Simply Shreya: a dangerous cycle

Morgan Kong

Wingspan’s Shreya Jagan shares her personal take on issues and experiences in her weekly column Simply Shreya.

Shreya Jagan, Managing Editor

Missed zoom calls.

Messed up sleep schedule.

Mountains of work piled up.

Repeat.

Online school doesn’t even feel like school anymore. 

It’s a monotonous day. We get up, we sit in front of a screen for seven hours, we do our homework in front of the screen for three more, we go to bed. And it repeats, and repeats, and repeats. And it’s not even the fact that it’s boring (which it can be) but there’s no motivation anymore. For many, online school feels like more of an option than it does school. 

Let me explain for the sake of better clarity. You type in the name of the website to check your grades. And all you see are a bunch of numbers. To some, it just doesn’t feel like those numbers matter anymore. I mean, we’re at home anyways, time feels like it’s barely moving, it just doesn’t seem worth it.

Me, I definitely understand that I need to be on top of things; even though that doesn’t mean I necessarily always am. But, I can understand this. And I also understand that we need to clear such thoughts before it becomes a habit. 

It starts off simple; “Who’s going to notice if I just skip my zoom call for today?” or “I’ll just turn this in late and blame it on something else.” No harm, no foul right? Wrong. Sometimes we need to take a break for our own health. And I wholeheartedly support that (I need to do that for myself too). But no matter how much of an option online school feels like, it’s not. 

And for me, it’s not even that I have so much work that I can’t do anything else. I have a lot of work but I would be majorly exaggerating if I said I had so much work that I couldn’t do anything else. Yet somehow, I’m still up until four a.m. pounding out my history essay. Why is that?
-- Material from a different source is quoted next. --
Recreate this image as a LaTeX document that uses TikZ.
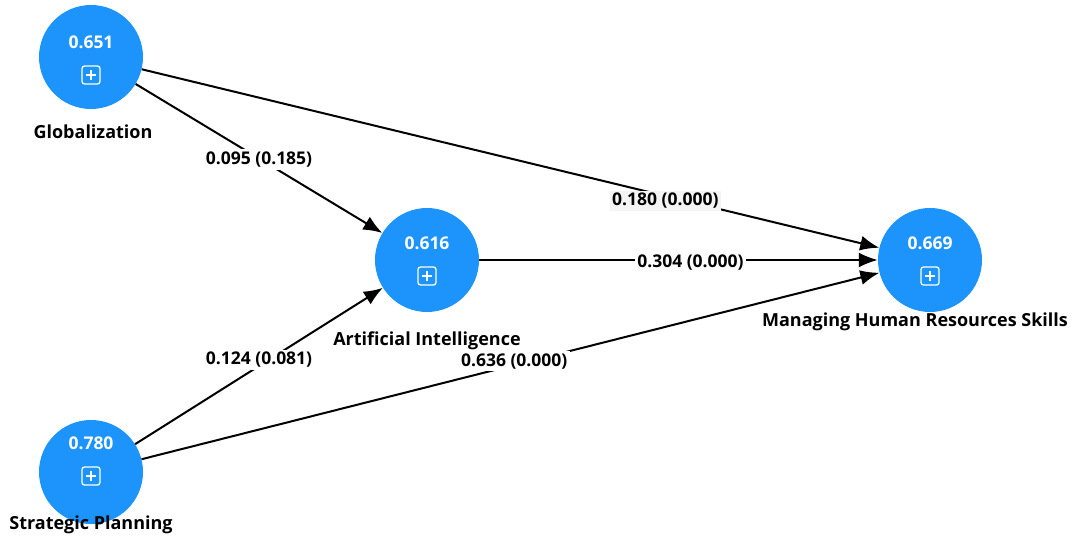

I think it has more to do with me not wanting to do my work in order to avoid the negativity in life. Especially, in situations like this, we try to maintain as much of the good thing (happiness, positivity) as possible. And so, even just thinking about the work that one has to do or ignoring something to avoid its consequences merely means that we just like to imagine our life without any mishaps, and I think that’s been taken to the extreme (especially now) since for many it seems to feel like these past few months have just been mishap after mishap. 

I think we just have to make sure that we don’t get carried away with trying to avoid our tasks so much instead of trying to overcome them. And how do I plan on doing that? I have no clue. But, the lesson to be learned here is that you don’t stop trying to figure that out.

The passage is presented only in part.